Re: THEORY: final features, moras, and roots [was: it's what I do]
From: | <estelachan@...> |
Date: | Tuesday, October 3, 2000, 22:17 |
In a message dated 10/3/00 2:00:33 PM Eastern Daylight Time,
dirk.elzinga@M.CC.UTAH.EDU writes:
> I'm especially confused about the part involving counting
> > morias... what *are* root nodes and morias??
>
> A mora is a unit of syllable weight. A syllable with a long vowel has
> two moras, while a syllable with a short vowel has one. In many
> languages, syllables which are closed or checked by a consonant also
> have two moras. Linguists often refer to syllables with two moras as
> "heavy" and syllables with a single mora as "light."
well, most of this final features evades me completely, but mora I know
about.
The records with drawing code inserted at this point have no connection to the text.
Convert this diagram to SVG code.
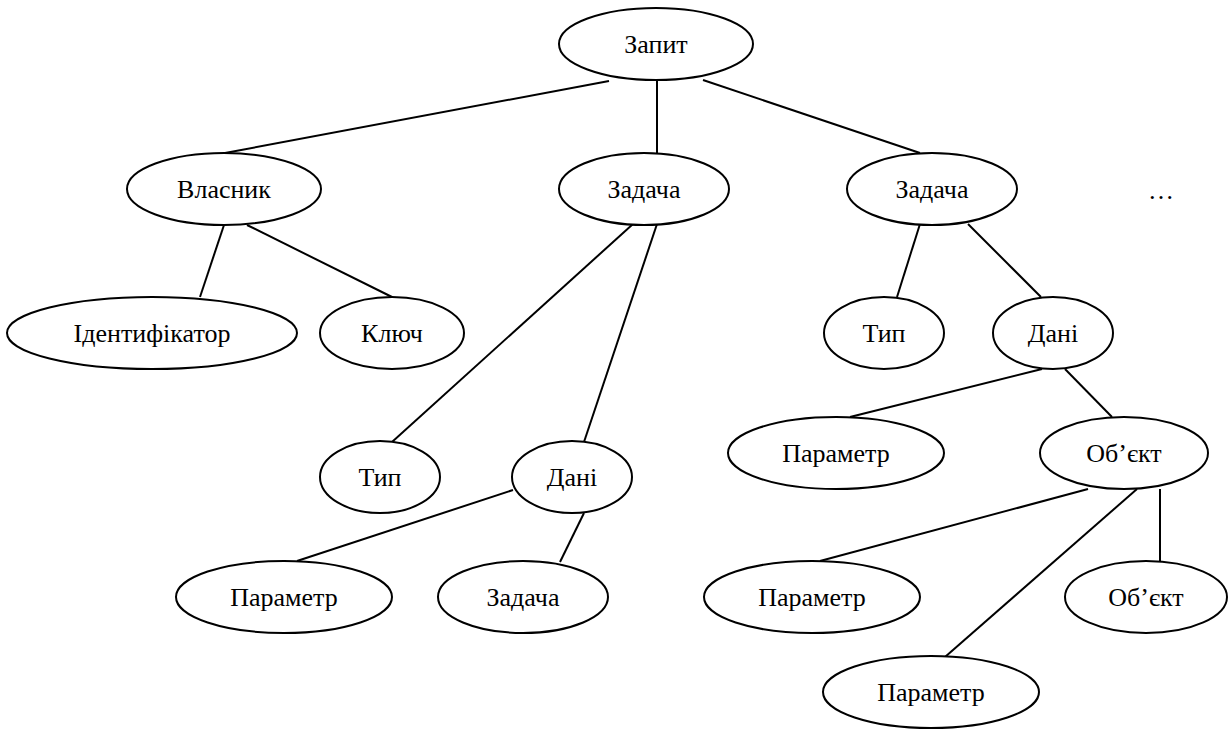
<svg xmlns="http://www.w3.org/2000/svg" width="1230" height="729" viewBox="0 0 1230 729">
<style>
ellipse{fill:#fff;stroke:#000;stroke-width:2}
line{stroke:#000;stroke-width:2}
text{font-family:"Liberation Serif","Times New Roman",serif;font-size:26px;fill:#000;text-anchor:middle}
</style>
<rect width="1230" height="729" fill="#fff"/>
<g id="connectors">
<line x1="609" y1="81" x2="225" y2="153"/>
<line x1="657" y1="81" x2="657" y2="153"/>
<line x1="703" y1="80" x2="920" y2="153"/>
<line x1="224" y1="225" x2="200" y2="297"/>
<line x1="247" y1="225" x2="392" y2="297"/>
<line x1="633" y1="224" x2="392" y2="442"/>
<line x1="657" y1="224" x2="584" y2="442"/>
<line x1="920" y1="224" x2="897" y2="297"/>
<line x1="968" y1="224" x2="1041" y2="297"/>
<line x1="1042" y1="369" x2="850" y2="417"/>
<line x1="1065" y1="369" x2="1112" y2="417"/>
<line x1="513" y1="490" x2="297" y2="561"/>
<line x1="584" y1="513" x2="560" y2="562"/>
<line x1="1088" y1="489" x2="820" y2="561"/>
<line x1="1137" y1="489" x2="945" y2="657"/>
<line x1="1160" y1="489" x2="1160" y2="563"/>
</g>
<g id="n-zapyt"><ellipse cx="656" cy="44" rx="97" ry="36"/><text x="656" y="53">Запит</text></g>
<g id="n-vlasnyk"><ellipse cx="224" cy="189" rx="97" ry="36"/><text x="224" y="198">Власник</text></g>
<g id="n-zadacha1"><ellipse cx="644" cy="189" rx="85" ry="36"/><text x="644" y="198">Задача</text></g>
<g id="n-zadacha2"><ellipse cx="932" cy="189" rx="85" ry="36"/><text x="932" y="198">Задача</text></g>
<g id="n-dots"><text x="1161" y="199">…</text></g>
<g id="n-ident"><ellipse cx="152" cy="333" rx="145" ry="36"/><text x="152" y="342">Ідентифікатор</text></g>
<g id="n-kliuch"><ellipse cx="392" cy="333" rx="72" ry="36"/><text x="392" y="342">Ключ</text></g>
<g id="n-typ2"><ellipse cx="884" cy="333" rx="60" ry="36"/><text x="884" y="342">Тип</text></g>
<g id="n-dani2"><ellipse cx="1053" cy="333" rx="60" ry="36"/><text x="1053" y="342">Дані</text></g>
<g id="n-param2"><ellipse cx="836" cy="453" rx="108" ry="36"/><text x="836" y="462">Параметр</text></g>
<g id="n-obiekt1"><ellipse cx="1124" cy="453" rx="84" ry="36"/><text x="1124" y="462">Об’єкт</text></g>
<g id="n-typ1"><ellipse cx="380" cy="477" rx="60" ry="36"/><text x="380" y="486">Тип</text></g>
<g id="n-dani1"><ellipse cx="572" cy="477" rx="60" ry="36"/><text x="572" y="486">Дані</text></g>
<g id="n-param1"><ellipse cx="284" cy="597" rx="108" ry="36"/><text x="284" y="606">Параметр</text></g>
<g id="n-zadacha3"><ellipse cx="523" cy="597" rx="85" ry="36"/><text x="523" y="606">Задача</text></g>
<g id="n-param3"><ellipse cx="812" cy="597" rx="108" ry="36"/><text x="812" y="606">Параметр</text></g>
<g id="n-obiekt2"><ellipse cx="1146" cy="597" rx="81" ry="36"/><text x="1146" y="606">Об’єкт</text></g>
<g id="n-param4"><ellipse cx="931" cy="692" rx="108" ry="36"/><text x="931" y="701">Параметр</text></g>
</svg>
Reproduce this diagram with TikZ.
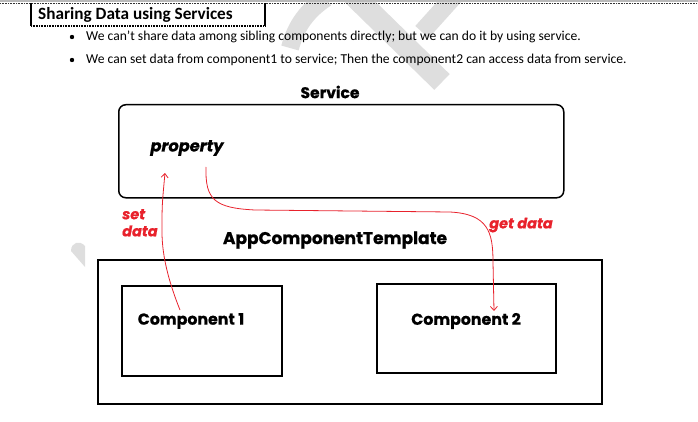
\documentclass[tikz,border=0pt]{standalone}
\usepackage{fontspec}
\setmainfont{Carlito}
\newfontfamily\popp{Poppins}[BoldFeatures={FakeBold=0.8}, BoldItalicFeatures={FakeBold=0.8}]
\usetikzlibrary{arrows.meta}
\definecolor{wmgray}{HTML}{DEDEDE}
\definecolor{arrred}{HTML}{E8222C}
\tikzset{
  box/.style={draw, line width=1.5pt, inner sep=0pt},
  dlabel/.style={font=\popp\bfseries, inner sep=0pt},
  redlabel/.style={font=\popp\bfseries\itshape\fontsize{14.5}{17}\selectfont, text=arrred, inner sep=0pt},
  redarrow/.style={draw=arrred, line width=0.8pt, -{Straight Barb[length=4pt,width=7pt]}},
  bodytext/.style={font=\fontsize{13.6}{15}\selectfont, anchor=west, inner sep=0pt},
  wm/.style={draw=wmgray, line cap=round}
}
\begin{document}
\begin{tikzpicture}[x=1pt,y=-1pt]
\useasboundingbox (0,0) rectangle (698,422);
% watermark
\draw[wm, line width=22pt, line cap=butt] (350,-8) -- (442,82);
\draw[wm, line width=18pt, line cap=butt] (290,48) .. controls (296,25) and (308,10) .. (326,-2);
\draw[wm, line width=18pt, line cap=butt] (458,-8) -- (422,32);
\fill[wmgray] (71,251) .. controls (71,242) and (80,240) .. (85,246) -- (85,267) -- cycle;
% top strip
\fill[gray!55] (0,0) rectangle (698,2.5);
\draw[black!80, line width=0.9pt, dash pattern=on 1pt off 0.6pt] (0,3) -- (698,3);
% title box
\draw[line width=1.3pt] (31,3) -- (31,26);
\draw[line width=1.3pt] (265,3) -- (265,26);
\draw[black, line width=1.1pt, dash pattern=on 1pt off 0.6pt] (31,26) -- (265,26);
\node[anchor=west, inner sep=0pt, font=\bfseries\fontsize{17.2}{19}\selectfont] (title) at (38,15) {Sharing Data using Services};
% bullets
\fill (72,37) circle (2.2pt);
\node[bodytext] (b1) at (86,37) {We can’t share data among sibling components directly; but we can do it by using service.};
\fill (72,60) circle (2.2pt);
\node[bodytext] (b2) at (86,60) {We can set data from component1 to service; Then the component2 can access data from service.};
% diagram
\node[dlabel, font=\popp\bfseries\fontsize{15.5}{18}\selectfont] (svclbl) at (330,92) {Service};
\node[box, rounded corners=7pt, minimum width=445pt, minimum height=93pt, anchor=north west] (service) at (118,104) {};
\node[dlabel, font=\popp\bfseries\itshape\fontsize{16.2}{18}\selectfont] (prop) at (187,148) {property};
\node[dlabel, font=\popp\bfseries\fontsize{17}{19}\selectfont] (app) at (335,240) {AppComponentTemplate};
\node[box, minimum width=504pt, minimum height=144pt, anchor=north west] (appbox) at (97,259) {};
\node[box, minimum width=160pt, minimum height=90pt, anchor=north west] (c1) at (121,285) {};
\node[box, minimum width=179pt, minimum height=89pt, anchor=north west] (c2) at (376,283) {};
\node[dlabel, font=\popp\bfseries\fontsize{15.8}{18}\selectfont] (c1t) at (191,321) {Component 1};
\node[dlabel, font=\popp\bfseries\fontsize{15.8}{18}\selectfont] (c2t) at (466,321) {Component 2};
% arrows
\coordinate (setfrom) at (180,310);
\coordinate (setto) at (165,173);
\coordinate (getfrom) at (206,167);
\coordinate (getto) at (494,311);
\draw[redarrow] (setfrom) .. controls (170,285) and (162,258) .. (162,232) .. controls (162,205) .. (setto);
\draw[redarrow] (getfrom) .. controls (205,200) and (215,208) .. (255,210) -- (450,212) .. controls (488,214) and (493,232) .. (493,262) -- (getto);
\node[redlabel, anchor=north west, align=left] (setlbl) at (122,209) {set\\data};
\node[redlabel] (getlbl) at (521,225) {get data};
\end{tikzpicture}
\end{document}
Japanese is a nice example because there's no such thing as syllables
(internally)....only moras. "mora" may actually be the Japanese term.
Japanese "syllable" structure is (C)(y)V(same V/n)..... but something that
went C(y)Vn would actually be two moras, because a mora is strictly C(y)V, V,
or "n". The Japanese syllabry (hiragana) actually has characters for moras,
not syllables.... if you've ever heard singing in Japanese, you'll hear each
mora as a seperate syllable, including "n". In fact, "n" can be a whole word.
so the word "kanji" or "kanzi" (Japanese ideogram[s]) is three mora: ka-n-zi.
the borrowed word for party, "paatii", is four mora: pa-a-ti-i.
...even though they have only two *syllables* each.